Nomme-m'en un. Rien qu'un!
- Nietzsche.
- T'as vu
ce qui lui est arrivé, à force de ne pas boire?
- Il est
devenu fou, conclut Fred.
- Mon cher
Philippe tu as de bien meilleures chances que moi pour réussir en
littérature: tu bois déjà. Moi, je bois peu. Et beaucoup
trop peu, même.
- On a vu
ça l'autre soir, au show de Balt, ricane Fred.
- Mais, mais,
pourtant, j'ai bu!
- Oh oui,
absolument. Deux gorgées? »
VII
Avec Virginie, l'une
de nos toutes premières conversations. Nous étions deux fans
de Boris Vian, et j'expliquais alors qu'un certain personnage de Vian s'appelait
Peter Gna. Virginie ne me croyait pas et riait. C'était par trop
ridicule... Peter Gna? Nous étions morts de rire tous les deux,
et je persistais: oui! oui! je le jure! Elle ne faisait que rigoler, rigoler
et rigoler. Le mot « Gna », c'était trop pour elle.
Finalement, elle attrapa le hoquet. Et lorsque nous nous sommes revus,
j'avais emmené le bouquin. Je lui trouve la page et elle s'écrie:
« C'est vrai! Peter Gna! - C'est imprimé noir sur blanc! »
Et voilà le hoquet qui la reprend.
VIII
Quatre heures du
matin. Extirpés d'un party bruyant avec Vincent et Sébastien
le Français. Je demande si quelqu'un n'a pas vu l'être subversif
connu sous le nom de Fred.
«
Il est encore là-haut! lance Vincent. Tu ne l'as pas croisé
en sortant?
- Non. Mais
je vais retourner lui dire au revoir... J'ai pas revu Lara non plus.
- Elle est
toujours là-haut également, de renchérir Vincent.
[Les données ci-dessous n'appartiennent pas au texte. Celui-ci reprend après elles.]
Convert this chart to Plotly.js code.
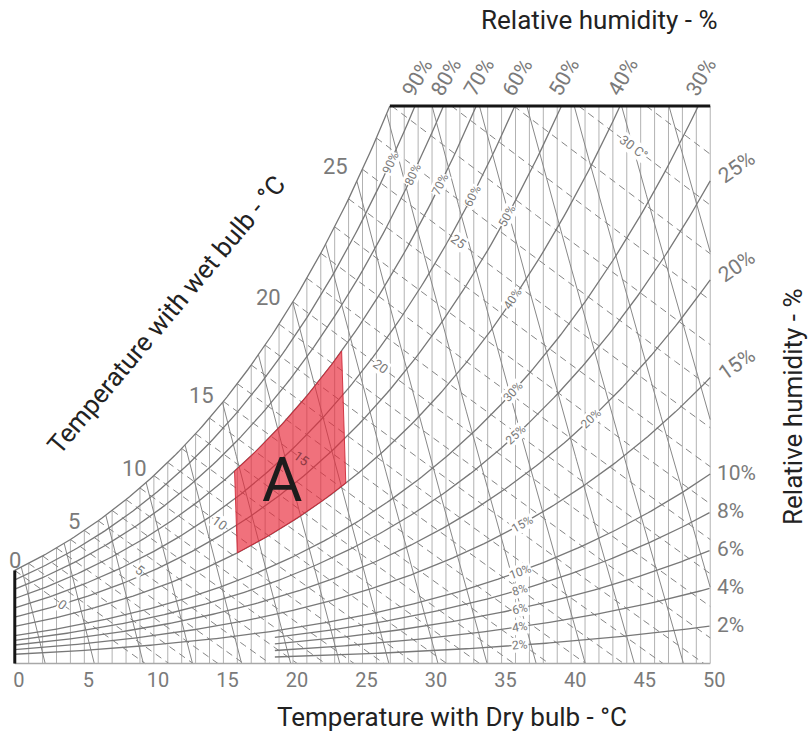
<!DOCTYPE html>
<html><head><meta charset="utf-8">
<script src="https://cdn.plot.ly/plotly-3.0.1.min.js"></script>
<style>html,body{margin:0;padding:0;background:#fff}#chart{width:808px;height:731px}</style>
</head><body><div id="chart"></div>
<script>
// ---------------- data ----------------
const dryBulbTicks = [0,5,10,15,20,25,30,35,40,45,50];
const dryBulbLines = [0,1,2,3,4,5,6,7,8,9,10,11,12,13,14,15,16,17,18,19,20,21,22,23,24,25,26,27,28,29,30,31,32,33,34,35,36,37,38,39,40,41,42,43,44,45,46,47,48,49,50];
const rhLevels = [2,4,6,8,10,15,20,25,30,40,50,60,70,80,90,100];
const rhStartT = [18.7,18.7,18.7,18.7,0,0,0,0,0,0,0,0,0,0,0,0];
const rhTopLabels = [90,80,70,60,50,40,30];
const rhRightLabels = [25,20,15,10,8,6,4,2];
const rhInnerLabels = [90,80,70,60,50,40,30,25,20,15,10,8,6,4,2];
const rhInnerLabelT = [27.0,28.6,30.6,32.9,35.4,35.8,35.8,36.0,41.4,36.5,36.3,36.3,36.3,36.3,36.3];
const wetBulbLines = [0,1,2,3,4,5,6,7,8,9,10,11,12,13,14,15,16,17,18,19,20,21,22,23,24,25,26,27,28,29,30,31,32,33,34];
const wetBulbSatLabels = [0,5,10,15,20,25];
const wetBulbInnerVal = [0,5,10,15,20,25,30];
const wetBulbInnerText = ['0','5','10','15','20','25','30 C°'];
const wetBulbInnerT = [3.4,9.0,14.75,20.6,26.3,31.9,44.5];
const volumeLines = [0.78,0.79,0.80,0.81,0.82,0.83,0.84,0.85,0.86,0.87,0.88,0.89,0.90,0.91,0.92,0.93,0.94];
const zoneRH = [40,70];           // lower / upper relative humidity of zone A
const zoneTop = [15.8,23.5];      // dry bulb span along the upper edge
const zoneBottom = [16.0,23.8];   // dry bulb span along the lower edge
const zoneLabel = {text:'A', t:19.2, w:7.45};

// ---------------- psychrometrics ----------------
const P = 101.325, YTOP = 22.6, XMAX = 50;
function pws(T){ return 0.61094*Math.exp(17.625*T/(T+243.04)); }
function Wrh(T, rh){ const pw = rh/100*pws(T); return 622*pw/(P-pw); }
function Wwb(T, twb){ const ws = Wrh(twb,100)/1000; return 1000*((2501-2.326*twb)*ws - 1.006*(T-twb))/(2501+1.86*T-4.186*twb); }
function Tvol(v, W){ return v*P/(0.287042*(1+1.607858*W/1000)) - 273.15; }

function clipSeg(a,b){
  let t0=0,t1=1; const dx=b[0]-a[0], dy=b[1]-a[1];
  const p=[-dx,dx,-dy,dy], q=[a[0]-0, XMAX-a[0], a[1]-0, YTOP-a[1]];
  for(let k=0;k<4;k++){
    if(p[k]===0){ if(q[k]<0) return null; }
    else { const r=q[k]/p[k];
      if(p[k]<0){ if(r>t1) return null; if(r>t0) t0=r; }
      else { if(r<t0) return null; if(r<t1) t1=r; } }
  }
  return [[a[0]+t0*dx,a[1]+t0*dy],[a[0]+t1*dx,a[1]+t1*dy],t1<1];
}
function addClipped(xs, ys, pts){
  let open=false;
  for(let i=0;i<pts.length-1;i++){
    const s=clipSeg(pts[i],pts[i+1]);
    if(!s){ if(open){xs.push(null);ys.push(null);open=false;} continue; }
    if(!open){ xs.push(s[0][0]); ys.push(s[0][1]); }
    xs.push(s[1][0]); ys.push(s[1][1]); open=true;
    if(s[2]){ xs.push(null); ys.push(null); open=false; }
  }
  xs.push(null); ys.push(null);
}

// vertical dry bulb lines
const vx=[], vy=[];
dryBulbLines.forEach(T=>addClipped(vx,vy,[[T,0],[T,Math.min(Wrh(T,100),YTOP)]]));
// specific volume lines
const sx=[], sy=[];
volumeLines.forEach(v=>{
  const pts=[];
  for(let W=0; W<=30; W+=0.2){
    const T=Tvol(v,W);
    if(W>Wrh(T,100)){
      let lo=W-0.2, hi=W;
      for(let k=0;k<30;k++){ const m=(lo+hi)/2; if(m>Wrh(Tvol(v,m),100)) hi=m; else lo=m; }
      pts.push([Tvol(v,lo),lo]); break;
    }
    pts.push([T,W]);
  }
  addClipped(sx,sy,pts);
});
// wet bulb lines
const wx=[], wy=[];
wetBulbLines.forEach(twb=>{
  const ws=Wrh(twb,100)/1000;
  const T0 = twb + (2501-2.326*twb)*ws/1.006;
  const pts=[];
  for(let T=twb; T<T0 && T<=XMAX+1; T+=0.5) pts.push([T,Wwb(T,twb)]);
  pts.push([T0,0]);
  addClipped(wx,wy,pts);
});
// relative humidity curves
const rx=[], ry=[];
rhLevels.forEach((rh,i)=>{
  const pts=[];
  for(let T=rhStartT[i]; T<=XMAX+0.001; T+=0.25){ pts.push([T,Wrh(T,rh)]); if(Wrh(T,rh)>YTOP+1) break; }
  addClipped(rx,ry,pts);
});
// zone A polygon
const zx=[], zy=[];
for(let T=zoneTop[0]; T<=zoneTop[1]+1e-9; T+=0.1){ zx.push(T); zy.push(Wrh(T,zoneRH[1])); }
for(let T=zoneBottom[1]; T>=zoneBottom[0]-1e-9; T-=0.1){ zx.push(T); zy.push(Wrh(T,zoneRH[0])); }
zx.push(zx[0]); zy.push(zy[0]);
function inZone(T,W){ return T>zoneTop[0] && T<zoneBottom[1] && W<Wrh(T,zoneRH[1]) && W>Wrh(T,zoneRH[0]); }
// saturation crossing at top
function crossTop(rh){ let lo=0,hi=60; for(let k=0;k<50;k++){const m=(lo+hi)/2; if(Wrh(m,rh)>YTOP) hi=m; else lo=m;} return lo; }
const tSatTop = crossTop(100);

const traces=[
  {x:vx,y:vy,mode:'lines',line:{color:'#b2b2b2',width:1},hoverinfo:'skip'},
  {x:sx,y:sy,mode:'lines',line:{color:'#888888',width:1},hoverinfo:'skip'},
  {x:wx,y:wy,mode:'lines',line:{color:'#858585',width:1,dash:'7px,5px'},hoverinfo:'skip'},
  {x:rx,y:ry,mode:'lines',line:{color:'#787878',width:1.3},hoverinfo:'skip'},
  {x:[0,XMAX],y:[0,0],mode:'lines',line:{color:'#a8a8a8',width:1.5},hoverinfo:'skip'},
  {x:zx,y:zy,mode:'lines',fill:'toself',fillcolor:'rgba(232,40,56,0.66)',line:{color:'rgba(205,35,50,0.85)',width:1},hoverinfo:'skip'},
  {x:[tSatTop,XMAX],y:[YTOP,YTOP],mode:'lines',line:{color:'#151515',width:3},hoverinfo:'skip'},
  {x:[0,0],y:[0,Wrh(0,100)],mode:'lines',line:{color:'#151515',width:3},hoverinfo:'skip'}
];

// ---------------- annotations ----------------
const pxT = 701/50.4, pxW = 563/22.82;
const G='#7a7a7a', F='Roboto, sans-serif';
const ann=[];
function slopeAngle(f,T){ const d=0.05; const dW=f(T+d)-f(T-d); return -Math.atan2(dW*pxW, 2*d*pxT)*180/Math.PI; }
// wet bulb labels at saturation
wetBulbSatLabels.forEach(t=>{
  if(t===0) ann.push({x:t,y:Wrh(t,100),text:String(t),showarrow:false,xanchor:'center',yanchor:'bottom',yshift:-5,font:{size:22,color:G,family:F}});
  else ann.push({x:t,y:Wrh(t,100),text:String(t),showarrow:false,xanchor:'right',yanchor:'bottom',xshift:-0.5*t,yshift:-0.3*t-4,font:{size:22,color:G,family:F}});
});
// top RH labels
rhTopLabels.forEach(rh=>{
  ann.push({x:crossTop(rh),y:YTOP,text:rh+'%',showarrow:false,textangle:-60,xanchor:'center',yanchor:'bottom',xshift:3,yshift:3,font:{size:21,color:G,family:F}});
});
// right RH labels
rhRightLabels.forEach(rh=>{
  const rot = rh>=15;
  ann.push({x:XMAX,y:Wrh(XMAX,rh),text:rh+'%',showarrow:false,textangle:rot?-35:0,xanchor:'left',yanchor:'middle',xshift:rot?1:5,yshift:rot?14:1,font:{size:21,color:G,family:F}});
});
// inner RH labels
rhInnerLabels.forEach((rh,i)=>{
  const T=rhInnerLabelT[i];
  ann.push({x:T,y:Wrh(T,rh),text:rh+'%',showarrow:false,xanchor:'center',yanchor:'middle',textangle:slopeAngle(t=>Wrh(t,rh),T),bgcolor:'#ffffff',borderpad:0,font:{size:12,color:G,family:F}});
});
// inner wet bulb labels
wetBulbInnerVal.forEach((twb,i)=>{
  const T=wetBulbInnerT[i], W=Wwb(T,twb);
  const z=inZone(T,W);
  ann.push({x:T,y:W,text:wetBulbInnerText[i],showarrow:false,xanchor:'center',yanchor:'middle',textangle:slopeAngle(t=>Wwb(t,twb),T),
    bgcolor:z?'rgba(0,0,0,0)':'#ffffff',borderpad:0,font:{size:13,color:z?'#8e3a44':G,family:F}});
});
// zone label
ann.push({x:zoneLabel.t,y:zoneLabel.w,text:zoneLabel.text,showarrow:false,xanchor:'center',yanchor:'middle',font:{size:62,color:'#1c1c1c',family:F}});
// titles
const T1='#222';
const titleBase={xref:'paper',yref:'paper',showarrow:false,xanchor:'center',yanchor:'middle'};
ann.push(Object.assign({},titleBase,{x:0.837,y:1.147,text:'Relative humidity - %',font:{size:26,color:T1,family:F}}));
ann.push(Object.assign({},titleBase,{x:0.628,y:-0.0906,text:'Temperature with Dry bulb - °C',font:{size:26,color:T1,family:F}}));
ann.push(Object.assign({},titleBase,{x:1.114,y:0.46,text:'Relative humidity - %',textangle:-90,font:{size:26,color:T1,family:F}}));
ann.push(Object.assign({},titleBase,{x:0.2197,y:0.6234,text:'Temperature with wet bulb - °C',textangle:-50,font:{size:26,color:T1,family:F}}));

const layout={
  width:808,height:731,
  margin:{l:12,r:95,t:103,b:65},
  paper_bgcolor:'#ffffff',plot_bgcolor:'#ffffff',
  showlegend:false,
  font:{family:F},
  xaxis:{range:[-0.2,50.2],tickvals:dryBulbTicks,ticktext:dryBulbTicks.map(String),ticks:'',showgrid:false,zeroline:false,showline:false,
         tickfont:{size:20,color:G,family:F},ticklabelshift:4,ticklabelstandoff:0,fixedrange:true},
  yaxis:{range:[-0.1,YTOP+0.12],visible:false,showgrid:false,zeroline:false,fixedrange:true},
  annotations:ann
};
Plotly.newPlot('chart',traces,layout,{displayModeBar:false,staticPlot:true});
</script>
</body></html>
Elle est roulée en boule dans un grand fauteuil et elle dort.
- Je ne puis
me permettre d'aller embrasser Lara si elle est dans un fauteuil et qu'elle
est roulée en boule et qu'elle dort.
- Personne
ne le peut, » conclue Vincent.
IX
Une jeune femme pleine
d'entrain, aux cheveux courts et bouclés, portant une ample chemise
rose, usée, me demande si je n'aurais pas « un petit peu de
monnaie ». Bon, allez, je fouille dans mes poches tout en n'oubliant
pas de la prévenir: moi-même, je suis l'homme le plus pauvre
de Montréal.
«
Non non, c'est moi! s'écrie-t-elle aussitôt.
- Toi? Mais
tu n'es pas un homme...
- J'oubliais!
(Elle fait la moue.) Alors je suis la femme la plus pauvre de Montréal.
»
Et
cette moue méritait bien trente-cinq sous.